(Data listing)
--------------------------------

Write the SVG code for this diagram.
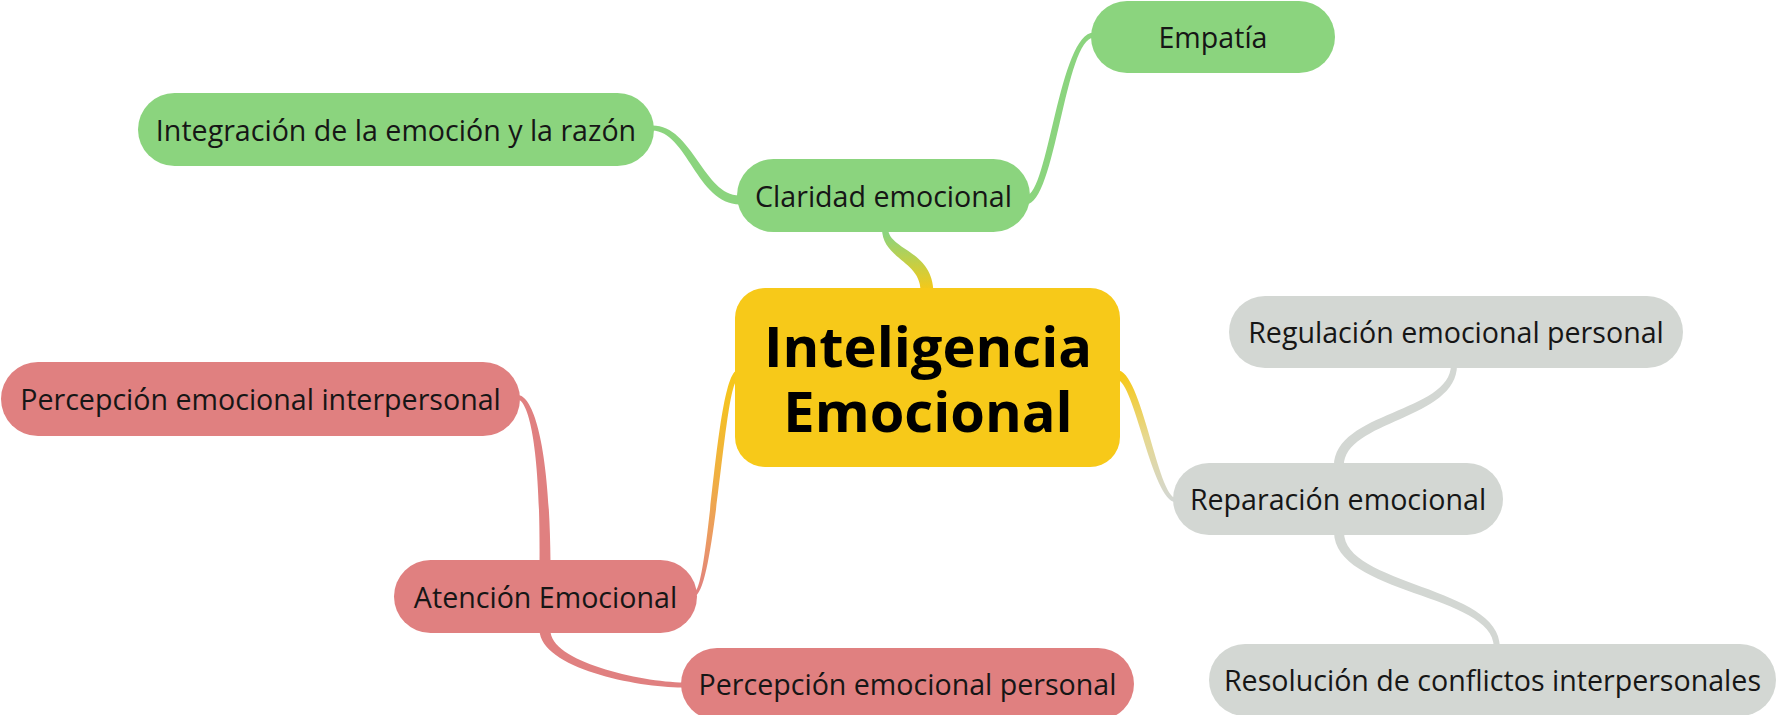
<svg xmlns="http://www.w3.org/2000/svg" width="1782" height="715" viewBox="0 0 1782 715">
<defs>
<style>
.t{font-family:"Open Sans","Noto Sans","DejaVu Sans",sans-serif;font-size:28.6px;font-weight:500;fill:#161616;text-anchor:middle}
.c{font-family:"Open Sans","Noto Sans","DejaVu Sans",sans-serif;font-size:56px;font-weight:700;fill:#000;text-anchor:middle}
.g{fill:#8bd47e}.r{fill:#e08080}.y{fill:#f7c919}.s{fill:#d3d7d3}
</style>
<linearGradient id="gA" gradientUnits="userSpaceOnUse" x1="0" y1="290" x2="0" y2="234"><stop offset="0" stop-color="#f6c818"/><stop offset="0.5" stop-color="#c2cf48"/><stop offset="1" stop-color="#8bd47e"/></linearGradient>
<linearGradient id="gD" gradientUnits="userSpaceOnUse" x1="0" y1="375" x2="0" y2="594"><stop offset="0" stop-color="#f6c818"/><stop offset="0.45" stop-color="#f0b040"/><stop offset="0.75" stop-color="#eb9a62"/><stop offset="1" stop-color="#e08080"/></linearGradient>
<linearGradient id="gG" gradientUnits="userSpaceOnUse" x1="0" y1="375" x2="0" y2="500"><stop offset="0" stop-color="#f6c818"/><stop offset="0.5" stop-color="#e6d890"/><stop offset="1" stop-color="#d3d7d3"/></linearGradient>
</defs>
<rect width="1782" height="715" fill="#fff"/>
<g id="connectors">
<path fill="url(#gA)" d="M 920.5 292 C 921.5 260.5, 881.5 259.5, 882 228 L 888 228 C 888.5 250.5, 932.5 249.5, 933.5 292 Z"/>
<path class="g" d="M 740 204.5 C 696.5 204, 687.4 131, 652 130.5 L 652 125.5 C 692.6 125, 703.5 196, 740 195.5 Z"/>
<path class="g" d="M 1026 195.5 C 1048.2 196, 1059.2 32, 1094 32.5 L 1094 37.5 C 1064.8 38, 1055.8 204, 1026 204.5 Z"/>
<path fill="url(#gD)" d="M 738 370 C 715.7 370.5, 709.1 591, 694 592 L 694 596 C 714.9 597, 724.3 379.5, 738 380 Z"/>
<path class="r" d="M 539.5 563 C 540.5 440.8, 527.9 400, 517 399 L 517 395 C 532.1 394, 549.5 439.2, 550.5 563 Z"/>
<path class="r" d="M 550.5 630 C 549.5 661.4, 640.3 682, 684 682.5 L 684 687.5 C 639.7 688, 540.5 668.7, 539.5 630 Z"/>
<path fill="url(#gG)" d="M 1117 370 C 1141.9 370.5, 1157.6 497, 1176 498 L 1176 502 C 1152.4 503, 1134.1 379.5, 1117 380 Z"/>
<path class="s" d="M 1334 466 C 1334.5 411.5, 1450.5 412.5, 1451 365 L 1457 365 C 1457.5 419.5, 1343.5 420.5, 1344 466 Z"/>
<path class="s" d="M 1344 532 C 1343.5 585.5, 1500.5 586.5, 1500 647 L 1494 647 C 1493.5 593.5, 1334.5 594.5, 1334 532 Z"/>
</g>
<g id="central">
<rect class="y" x="735" y="288" width="385" height="179" rx="30"/>
<text class="c" x="928" y="367">Inteligencia</text>
<text class="c" x="928" y="432">Emocional</text>
</g>
<g id="claridad">
<rect class="g" x="737" y="159" width="293" height="73" rx="36.5"/>
<text class="t" x="883.5" y="206.5">Claridad emocional</text>
</g>
<g id="empatia">
<rect class="g" x="1091" y="1" width="244" height="72" rx="36"/>
<text class="t" x="1213" y="48">Empatía</text>
</g>
<g id="integracion">
<rect class="g" x="138" y="93" width="516" height="73" rx="36.5"/>
<text class="t" x="396" y="140.5">Integración de la emoción y la razón</text>
</g>
<g id="atencion">
<rect class="r" x="394" y="560" width="303" height="73" rx="36.5"/>
<text class="t" x="545.5" y="607.5">Atención Emocional</text>
</g>
<g id="percepcion-interpersonal">
<rect class="r" x="1" y="362" width="519" height="74" rx="37"/>
<text class="t" x="260.5" y="410">Percepción emocional interpersonal</text>
</g>
<g id="percepcion-personal">
<rect class="r" x="681" y="648" width="453" height="72" rx="36"/>
<text class="t" x="907.5" y="695">Percepción emocional personal</text>
</g>
<g id="reparacion">
<rect class="s" x="1173" y="463" width="330" height="72" rx="36"/>
<text class="t" x="1338" y="510">Reparación emocional</text>
</g>
<g id="regulacion">
<rect class="s" x="1229" y="296" width="454" height="72" rx="36"/>
<text class="t" x="1456" y="343">Regulación emocional personal</text>
</g>
<g id="resolucion">
<rect class="s" x="1209" y="644" width="567" height="72" rx="36"/>
<text class="t" x="1492.5" y="691">Resolución de conflictos interpersonales</text>
</g>
</svg>
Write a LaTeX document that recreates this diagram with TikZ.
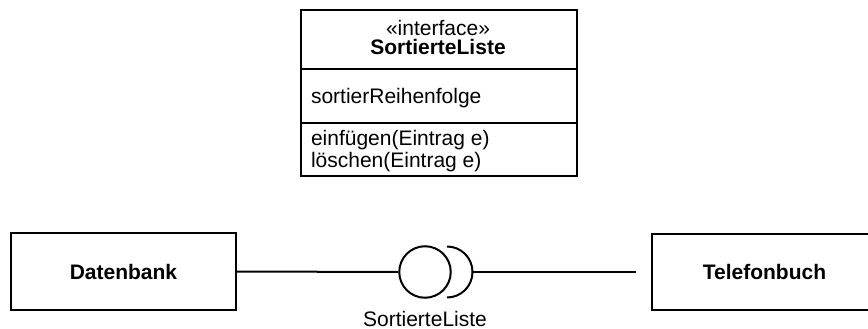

--------------------------------

- The request
The listing above must be printed again exactly, minus its pictures.

- Written solution
Write the SVG code for this diagram.
<svg xmlns="http://www.w3.org/2000/svg" width="1782" height="715" viewBox="0 0 1782 715">
<defs>
<style>
.t{font-family:"Open Sans","Noto Sans","DejaVu Sans",sans-serif;font-size:28.6px;font-weight:500;fill:#161616;text-anchor:middle}
.c{font-family:"Open Sans","Noto Sans","DejaVu Sans",sans-serif;font-size:56px;font-weight:700;fill:#000;text-anchor:middle}
.g{fill:#8bd47e}.r{fill:#e08080}.y{fill:#f7c919}.s{fill:#d3d7d3}
</style>
<linearGradient id="gA" gradientUnits="userSpaceOnUse" x1="0" y1="290" x2="0" y2="234"><stop offset="0" stop-color="#f6c818"/><stop offset="0.5" stop-color="#c2cf48"/><stop offset="1" stop-color="#8bd47e"/></linearGradient>
<linearGradient id="gD" gradientUnits="userSpaceOnUse" x1="0" y1="375" x2="0" y2="594"><stop offset="0" stop-color="#f6c818"/><stop offset="0.45" stop-color="#f0b040"/><stop offset="0.75" stop-color="#eb9a62"/><stop offset="1" stop-color="#e08080"/></linearGradient>
<linearGradient id="gG" gradientUnits="userSpaceOnUse" x1="0" y1="375" x2="0" y2="500"><stop offset="0" stop-color="#f6c818"/><stop offset="0.5" stop-color="#e6d890"/><stop offset="1" stop-color="#d3d7d3"/></linearGradient>
</defs>
<rect width="1782" height="715" fill="#fff"/>
<g id="connectors">
<path fill="url(#gA)" d="M 920.5 292 C 921.5 260.5, 881.5 259.5, 882 228 L 888 228 C 888.5 250.5, 932.5 249.5, 933.5 292 Z"/>
<path class="g" d="M 740 204.5 C 696.5 204, 687.4 131, 652 130.5 L 652 125.5 C 692.6 125, 703.5 196, 740 195.5 Z"/>
<path class="g" d="M 1026 195.5 C 1048.2 196, 1059.2 32, 1094 32.5 L 1094 37.5 C 1064.8 38, 1055.8 204, 1026 204.5 Z"/>
<path fill="url(#gD)" d="M 738 370 C 715.7 370.5, 709.1 591, 694 592 L 694 596 C 714.9 597, 724.3 379.5, 738 380 Z"/>
<path class="r" d="M 539.5 563 C 540.5 440.8, 527.9 400, 517 399 L 517 395 C 532.1 394, 549.5 439.2, 550.5 563 Z"/>
<path class="r" d="M 550.5 630 C 549.5 661.4, 640.3 682, 684 682.5 L 684 687.5 C 639.7 688, 540.5 668.7, 539.5 630 Z"/>
<path fill="url(#gG)" d="M 1117 370 C 1141.9 370.5, 1157.6 497, 1176 498 L 1176 502 C 1152.4 503, 1134.1 379.5, 1117 380 Z"/>
<path class="s" d="M 1334 466 C 1334.5 411.5, 1450.5 412.5, 1451 365 L 1457 365 C 1457.5 419.5, 1343.5 420.5, 1344 466 Z"/>
<path class="s" d="M 1344 532 C 1343.5 585.5, 1500.5 586.5, 1500 647 L 1494 647 C 1493.5 593.5, 1334.5 594.5, 1334 532 Z"/>
</g>
<g id="central">
<rect class="y" x="735" y="288" width="385" height="179" rx="30"/>
<text class="c" x="928" y="367">Inteligencia</text>
<text class="c" x="928" y="432">Emocional</text>
</g>
<g id="claridad">
<rect class="g" x="737" y="159" width="293" height="73" rx="36.5"/>
<text class="t" x="883.5" y="206.5">Claridad emocional</text>
</g>
<g id="empatia">
<rect class="g" x="1091" y="1" width="244" height="72" rx="36"/>
<text class="t" x="1213" y="48">Empatía</text>
</g>
<g id="integracion">
<rect class="g" x="138" y="93" width="516" height="73" rx="36.5"/>
<text class="t" x="396" y="140.5">Integración de la emoción y la razón</text>
</g>
<g id="atencion">
<rect class="r" x="394" y="560" width="303" height="73" rx="36.5"/>
<text class="t" x="545.5" y="607.5">Atención Emocional</text>
</g>
<g id="percepcion-interpersonal">
<rect class="r" x="1" y="362" width="519" height="74" rx="37"/>
<text class="t" x="260.5" y="410">Percepción emocional interpersonal</text>
</g>
<g id="percepcion-personal">
<rect class="r" x="681" y="648" width="453" height="72" rx="36"/>
<text class="t" x="907.5" y="695">Percepción emocional personal</text>
</g>
<g id="reparacion">
<rect class="s" x="1173" y="463" width="330" height="72" rx="36"/>
<text class="t" x="1338" y="510">Reparación emocional</text>
</g>
<g id="regulacion">
<rect class="s" x="1229" y="296" width="454" height="72" rx="36"/>
<text class="t" x="1456" y="343">Regulación emocional personal</text>
</g>
<g id="resolucion">
<rect class="s" x="1209" y="644" width="567" height="72" rx="36"/>
<text class="t" x="1492.5" y="691">Resolución de conflictos interpersonales</text>
</g>
</svg>
Write a LaTeX document that recreates this diagram with TikZ.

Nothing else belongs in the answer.